One of the underrated creative forces within the band was guitarist Izzy Stradlin. He takes over lead vocals on this track that he wrote, a nasty short-story portrait of a lowdown hood who's just looking for his next payday. There are grander rock songs on the Use Your Illusion albums, but there are few that are as instantly memorable as "Double Talkin' Jive," from its turbo-charged drums to its blazing solo and Spanish-guitar outro.

06
of 10

"It's So Easy" (from 'Appetite for Destruction')

Gun N' Roses - 'Appetite for Destruction' album cover

Geffen Records

Some of Guns N' Roses' best songs were never singles because their lyrical content was way too risque for radio. A perfect example is "It's So Easy," a powerful but deeply frightening exploration of a loveless, depraved society obsessed with cheap sex and copious amounts of questionable substances. Let's be clear: This is an ugly song about people's basest desires, but like earlier groups such as the Sex Pistols, GNR bracingly illustrate that ugliness from the inside out.

05
of 10

"Estranged" (from 'Use Your Illusion II')

Guns N' Roses - 'Use Your Illusion II' album cover

Geffen Records

Axl Rose lays it all on the line on the other great sprawling ballad from the Use Your Illusion records. A combination of lost-love song and midlife crisis, "Estranged" is nine minutes of disheartened confusion as Rose whispers and whimpers over a stately piano and Slash's beautiful guitar solo. The GNR frontman survives an emotional rollercoaster in the song, but just barely.

04
of 10

"Out Ta Get Me" (from 'Appetite for Destruction')

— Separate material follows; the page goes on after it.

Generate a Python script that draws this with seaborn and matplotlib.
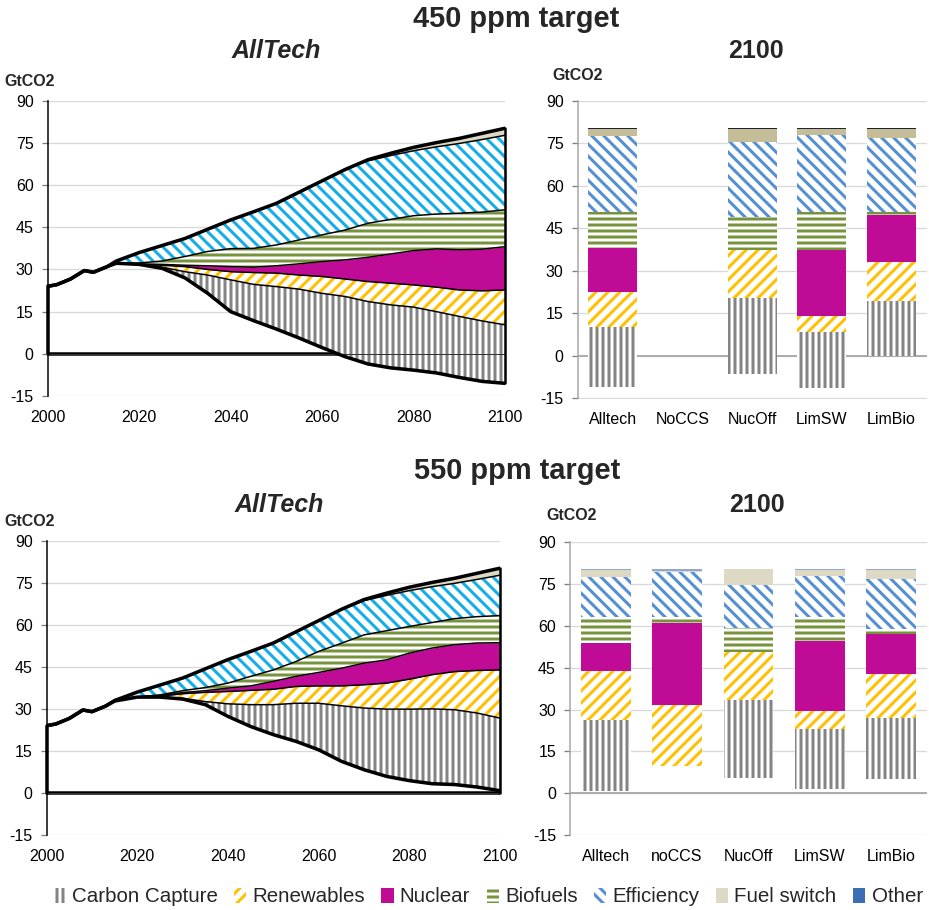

Gun N' Roses - 'Appetite for Destruction' album cover

Geffen Records

One of the best paranoid diatribes in hard rock, "Out Ta Get Me" rants and rages against authority. Part of the track's power is that it's not entirely clear if Rose's anger is even justified: Are the cops really after him or is it all in his head? Regardless, the song captures most adolescents' pent-up frustration with an adult world that tries to impose its will on them.

03
of 10

"Yesterdays" (from 'Use Your Illusion II')

Guns N' Roses - 'Use Your Illusion II' album cover

Geffen Records

Arguably the most underrated of GNR's hits, "Yesterdays" is an intensely melodic kiss-off to the past. The band never put much stock in optimism, but here Slash's guitar and Rose's piano surge with hopefulness as Axl tries to turn his frown upside-down. But even in this relatively sunny song, Rose understands that childhood pain cannot ever be completely forgotten, a theme that haunted the Use Your Illusion albums' desire for transcendence.

02
of 10

"Sweet Child o' Mine" (from 'Appetite for Destruction')

Gun N' Roses - 'Appetite for Destruction' album cover

Geffen Records

It was a song that Slash thought was silly initially. But "Sweet Child o' Mine" went on to rewrite the rulebook for '80s hard rock, showing a dozen crappy hair-metal bands how you could write an expressive love song without losing your dignity in the process. As they demonstrated throughout Appetite, "Sweet Child o' Mine" announced that GNR was a new kind of band, one that was tougher and meaner than their competition but also more poetic and soulful as well.

01
of 10

"Welcome to the Jungle" (from 'Appetite for Destruction')

Gun N' Roses - 'Appetite for Destruction' album cover

Geffen Records

Before it became the song to psych up audiences at football stadiums, "Welcome to the Jungle" was just a startling assault of guitars and Axl Rose's full-throttled howls. It's hard to think of a better examination of Los Angeles sleaze in all its neon-tacky glory than "Welcome to the Jungle"—you can practically hear the city's denizens chew up and spit out the next crop of wide-eyed newcomers looking for fame and fortune. This was the world where Guns N' Roses came together in the 1980s, but as this song (and the album that contained it) proved, they were talented enough to capture its grimy, scandalous essence better than any other band around them.